Les camarades anarchistes qui se rallient au syndicalisme ont raison d'exposer dès à présent leurs conceptions de reconstruction sociale après la Révolution, au moment de l'établissement d'une société nouvelle. Vous appellerez cela par le nom qu'il vous plaira, anarchie, communisme, fédéralisme, etc. Cela importe peu.
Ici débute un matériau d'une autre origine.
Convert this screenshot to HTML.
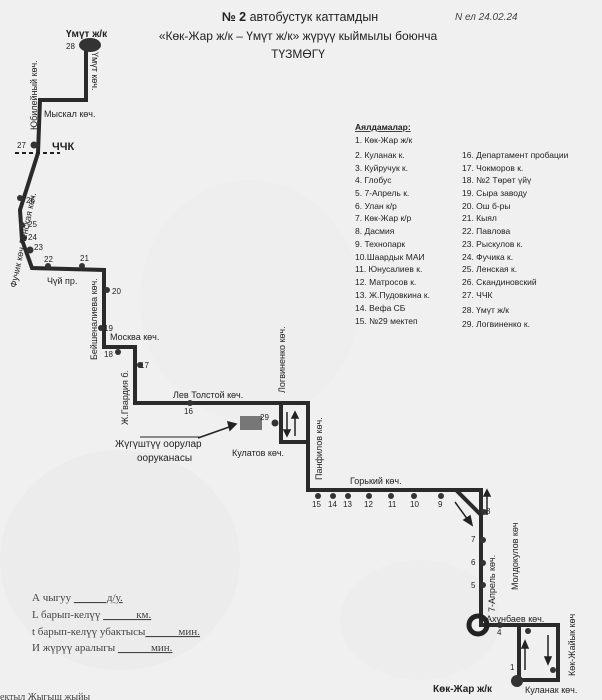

Il est aisé d'apercevoir la lourde faute qui serait commise, si cette entente libre ne pouvait se réaliser ; il en résulterait l'obligation de subir la tutelle des partis autoritaires ou dictatoriaux, conservant Etat, Armée, Tribunaux, Police, Prisons, etc. L'affranchissement serait à recommencer, et l'on envisage avec effroi le retard incalculable pour l'amélioration du sort des spoliés, des asservis ; et cela, pour n'avoir pas su s'entendre sur des points de vue mal étudiés ; cela serait impardonnable, ce ne doit pas être, la raison doit éclairer les individus. Ce qui découle de la vie elle-même doit attirer l'attention de tous pour l'éclosion d'une société où chaque individu sera libre.

Les parias ne peuvent être éternellement le jouet des politico-dirigeants, présents ou futurs, qui tirent profit de nos divisions, que souvent ils fomentent. A nous d'y voir enfin clair, en sachant nous entendre, pour démasquer les ambitieux et les profiteurs.